This is the mail archive of the
libc-alpha@sourceware.org
mailing list for the glibc project.
Re: [RFC][PATCH 0/2] aarch64: Add optimized ASIMD versions of sinf/cosf
- From: Szabolcs Nagy <szabolcs dot nagy at arm dot com>
- To: Siddhesh Poyarekar <siddhesh at gotplt dot org>, libc-alpha at sourceware dot org, Ashwin Sekhar T K <ashwin dot sekhar at caviumnetworks dot com>
- Cc: nd at arm dot com
- Date: Tue, 13 Jun 2017 14:28:16 +0100
- Subject: Re: [RFC][PATCH 0/2] aarch64: Add optimized ASIMD versions of sinf/cosf
- Authentication-results: sourceware.org; auth=none
- Authentication-results: spf=none (sender IP is ) smtp.mailfrom=Szabolcs dot Nagy at arm dot com;
- Nodisclaimer: True
- References: <20170613071707.43396-1-ashwin.sekhar@caviumnetworks.com> <593FC77A.6050609@arm.com> <1de74f07-dac3-3e01-11fc-48e3787e0f7e@gotplt.org>
- Spamdiagnosticmetadata: NSPM
- Spamdiagnosticoutput: 1:99
On 13/06/17 12:54, Siddhesh Poyarekar wrote:
> On Tuesday 13 June 2017 04:37 PM, Szabolcs Nagy wrote:
>> i thought it was a vector version because of ASIMD, but it's
>> just scalar sinf/cosf.
>>
>> there are many issues with this patch, but most importantly it
>> duplicates work as i also happen to work on single precision
>> math functions (sorry).
>
> I don't know if this reason even makes sense for rejecting a patch -
> you're basically saying that we should reject code that is already
> posted because you have been working on something that is going to come
> out in the future.
>
i didnt say i rejected his code, but that duplicated
effort is not good.
> Ashwin has come out with his code first, so please stick to only the
> technical points for review.
>
>> issues:
>>
>> - asm code wont be accepted: generic c code can be just as fast.
>
> To be specific, ASM code won't be accepted until it is proven to be
> faster than existing C code.
>
asm is not acceptable even if it's slightly faster.

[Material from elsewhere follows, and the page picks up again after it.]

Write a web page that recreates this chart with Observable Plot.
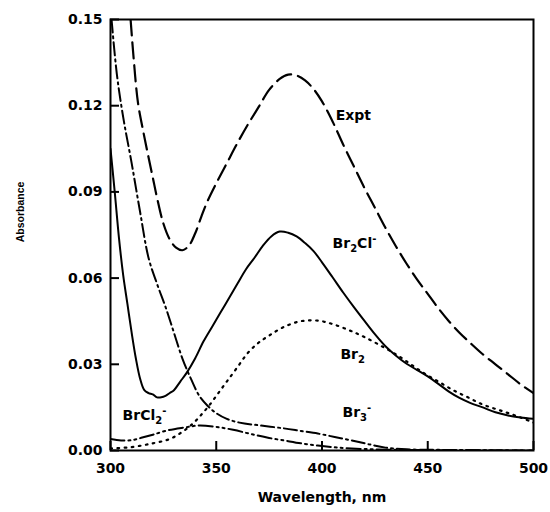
<!DOCTYPE html>
<html>
<head>
<meta charset="utf-8">
<script src="https://cdn.jsdelivr.net/npm/d3@7"></script>
<script src="https://cdn.jsdelivr.net/npm/@observablehq/plot@0.6"></script>
<style>
  body { margin: 0; background: #fff; }
</style>
</head>
<body>
<div id="chart"></div>
<script>
// Measured spectrum (Expt) and fitted component spectra
const wlExpt  = [309.5, 311, 313, 315.5, 318, 320, 322, 325, 328, 331, 334, 337, 340, 343, 346, 350, 355, 360, 365, 370, 375, 380, 384, 388, 392, 396, 400, 405, 410, 415, 420, 425, 430, 435, 440, 445, 450, 455, 460, 465, 470, 476, 482, 488, 494, 500];
const absExpt = [0.150, 0.136, 0.121, 0.111, 0.102, 0.095, 0.088, 0.079, 0.0735, 0.0706, 0.0697, 0.0712, 0.0755, 0.0815, 0.087, 0.093, 0.100, 0.107, 0.1135, 0.1195, 0.1255, 0.1293, 0.1308, 0.1305, 0.1288, 0.1258, 0.1215, 0.1145, 0.1065, 0.0990, 0.0915, 0.0845, 0.0775, 0.0710, 0.0650, 0.0595, 0.0545, 0.0495, 0.0450, 0.0410, 0.0375, 0.0335, 0.0300, 0.0265, 0.0230, 0.0200];

const wlBr2Cl  = [300, 302, 304, 306, 308, 310, 312, 314, 316, 318, 320, 322, 324, 326, 328, 330, 333, 336, 340, 344, 348, 352, 356, 360, 364, 368, 372, 376, 380, 384, 388, 392, 396, 400, 405, 410, 415, 420, 425, 430, 435, 440, 445, 450, 455, 460, 465, 470, 476, 482, 488, 494, 500];
const absBr2Cl = [0.105, 0.090, 0.074, 0.061, 0.051, 0.041, 0.032, 0.025, 0.021, 0.020, 0.0195, 0.0185, 0.0185, 0.019, 0.020, 0.021, 0.024, 0.027, 0.032, 0.038, 0.043, 0.048, 0.053, 0.058, 0.063, 0.067, 0.0712, 0.0745, 0.0762, 0.0758, 0.0745, 0.0722, 0.0694, 0.0655, 0.0603, 0.0550, 0.0500, 0.0452, 0.0405, 0.0363, 0.0330, 0.0302, 0.0280, 0.0258, 0.0232, 0.0205, 0.0183, 0.0166, 0.0150, 0.0133, 0.0122, 0.0115, 0.0110];

const wlBr2  = [300, 310, 320, 328, 334, 339, 343, 347, 351, 355, 360, 365, 370, 375, 382, 390, 398, 405, 413, 420, 429, 436, 442, 448, 455, 462, 469, 476, 484, 492, 500];
const absBr2 = [0.0007, 0.0012, 0.0025, 0.004, 0.0065, 0.0094, 0.0125, 0.016, 0.020, 0.024, 0.029, 0.034, 0.0375, 0.040, 0.043, 0.045, 0.0452, 0.044, 0.0418, 0.0395, 0.036, 0.033, 0.030, 0.027, 0.024, 0.021, 0.0185, 0.016, 0.014, 0.012, 0.0097];

const wlBr3  = [300.5, 303, 306, 310, 314, 318, 322, 326, 330, 334, 338, 342, 346, 350, 355, 361, 371, 382, 390, 398, 406, 414, 422, 430, 440, 460, 480, 500];
const absBr3 = [0.150, 0.131, 0.116, 0.100, 0.083, 0.067, 0.058, 0.050, 0.041, 0.032, 0.025, 0.019, 0.0155, 0.013, 0.011, 0.0097, 0.0087, 0.0077, 0.0068, 0.0059, 0.0047, 0.0035, 0.0022, 0.001, 0.0004, 0.0002, 0.0001, 0.0];

const wlBrCl2  = [300, 305, 310, 315, 320, 327, 335, 342, 350, 358, 366, 374, 382, 390, 398, 406, 414, 425, 440, 460, 500];
const absBrCl2 = [0.004, 0.0035, 0.0036, 0.0045, 0.0055, 0.007, 0.008, 0.0087, 0.0082, 0.0072, 0.0058, 0.0045, 0.0035, 0.0025, 0.0017, 0.0011, 0.0007, 0.0004, 0.0002, 0.0001, 0.0];

// Curve labels ("_" = subscript, "^" = superscript)
const labelText = ["Expt", "Br_2Cl^-", "Br_2", "Br_3^-", "BrCl_2^-"];
const labelWl   = [406.5, 405, 408.7, 409.7, 305.7];
const labelAbs  = [0.1166, 0.072, 0.0334, 0.0132, 0.0122];

const xTicks = [300, 350, 400, 450, 500];
const yTicks = [0, 0.03, 0.06, 0.09, 0.12, 0.15];
const yTitle = "Absorbance";
const yTitleAt = 0.083;

const rows = (wl, ab) => wl.map((w, i) => ({wl: w, abs: ab[i]}));

const series = [
  {data: rows(wlExpt, absExpt),   dash: "16,7",            width: 2.2},
  {data: rows(wlBr2Cl, absBr2Cl), dash: null,              width: 2},
  {data: rows(wlBr2, absBr2),     dash: "1.6,5.5",         width: 2.2},
  {data: rows(wlBr3, absBr3),     dash: "13,4,2,4",        width: 2},
  {data: rows(wlBrCl2, absBrCl2), dash: "14,4,2,4,2,4",    width: 2}
];

const labels = labelText.map((t, i) => ({t, wl: labelWl[i], abs: labelAbs[i]}));

const FONT = "DejaVu Sans, sans-serif";

const plot = Plot.plot({
  width: 550,
  height: 512,
  marginLeft: 110,
  marginRight: 17,
  marginTop: 19,
  marginBottom: 62,
  style: {fontFamily: FONT, background: "#fff"},
  x: {domain: [300, 500]},
  y: {domain: [0, 0.15]},
  marks: [
    ...series.map(s => Plot.line(s.data, {
      x: "wl", y: "abs", stroke: "black", strokeWidth: s.width,
      strokeDasharray: s.dash, curve: "catmull-rom", clip: true
    })),
    Plot.axisX({ticks: xTicks, tickSize: 0, tickPadding: 13, tickFormat: d3.format("d"),
      fontSize: 14, fontWeight: "bold", label: "Wavelength, nm", labelAnchor: "center",
      labelOffset: 51, labelArrow: "none"}),
    Plot.axisX({ticks: xTicks, tickSize: -9, tickFormat: () => "", label: null, strokeWidth: 2}),
    Plot.axisY({ticks: yTicks, tickSize: 0, tickPadding: 8, tickFormat: d3.format(".2f"),
      fontSize: 14, fontWeight: "bold", label: null}),
    Plot.axisY({ticks: yTicks, tickSize: -9, tickFormat: () => "", label: null, strokeWidth: 2}),
    Plot.frame({stroke: "black", strokeWidth: 2}),
    Plot.text(labels, {x: "wl", y: "abs", text: "t", textAnchor: "start",
      fontSize: 14, fontWeight: "bold", fill: "black"}),
    Plot.text([yTitle], {y: () => yTitleAt, frameAnchor: "left", textAnchor: "middle",
      dx: -90, rotate: -90, fontSize: 10.5, fontWeight: "bold", fill: "black",
      fontFamily: "Liberation Sans, Arial, sans-serif"})
  ]
});

// Render chemical formula labels with sub/superscripts
d3.select(plot).selectAll("text").each(function() {
  const s = this.textContent;
  if (!/[_^]/.test(s)) return;
  const el = d3.select(this);
  el.text(null);
  let shift = 0;
  const parts = s.match(/[_^].|[^_^]+/g);
  for (const p of parts) {
    let target = 0, txt = p, small = false;
    if (p[0] === "_") { target = 4; txt = p.slice(1); small = true; }
    else if (p[0] === "^") { target = -6; txt = p.slice(1); small = true; }
    el.append("tspan")
      .attr("dy", target - shift)
      .attr("font-size", small ? 10 : null)
      .text(txt);
    shift = target;
  }
});

// x-axis title styling
d3.select(plot).selectAll("g[aria-label='x-axis label'] text")
  .attr("font-size", 14).attr("font-weight", "bold");

document.getElementById("chart").appendChild(plot);
</script>
</body>
</html>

(fix the compiler in that case)
asm code maintenance is a huge problem in glibc,
in the long term generic code is better in a lot
of domains, the sinf/cosf code is such a case,
there is no special instruction that helps them
that the compiler cannot easily generate.
>> - ifunc wont be accepted: all instructions are available on all cpus.
>
> Agreed.
>
>> - math code should not be fsf assigned lgpl code, but universally
>> available, post it under non-restricted license first, then assign
>> it to fsf so it can be used everywhere without legal issues.
>
> This is not a glibc requirement. I don't know if we can even make that
> a requirement for arm/aarch64 code under the scope of the glibc project
> (i.e., it seems like a technical limitation - how do we reject arm
> patches in libc-alpha and redirect devs to cortex-strings or whatever
> else?), but that is something that Joseph or Carlos may be able to answer.
>
> Perhaps a prominent note in the wiki should be a start.
>
i didn't say it's a glibc requirement, you have to use
common sense here: there are algorithms that are so
useful outside of glibc and so generic that it is just
unnecessary complication to develop them within glibc
(obviously it's not a complication for glibc, but for
everybody else, and i cant impose this procedure on
others, but i still think this is the better for the
larger community).
>> - document the worst case ulp error and number of misrounded
>> cases: for single argument scalar functions you can easily test
>> all possible inputs in all rounding modes and that information
>> helps to decide if the algorithm is good enough.
>
> Agreed.
>
>> - benchmark measurements ideally provide a latency and a
>> throughput numbers as well for the various ranges or use a
>> realistic workload, in this case there are many branches
>> for the various input ranges so it is useful to have a
>> benchmark that can show the effect of that.
>
> As I mentioned earlier, realistic workloads are more or less a myth
> currently for math, so unless someone comes up with some, synthetic is
> all you'll get.
if one tests the same input in a loop that does
not measure the effect of branches and thus we end
up breaking up the input space into many special
ranges, however in practice that's not optimal.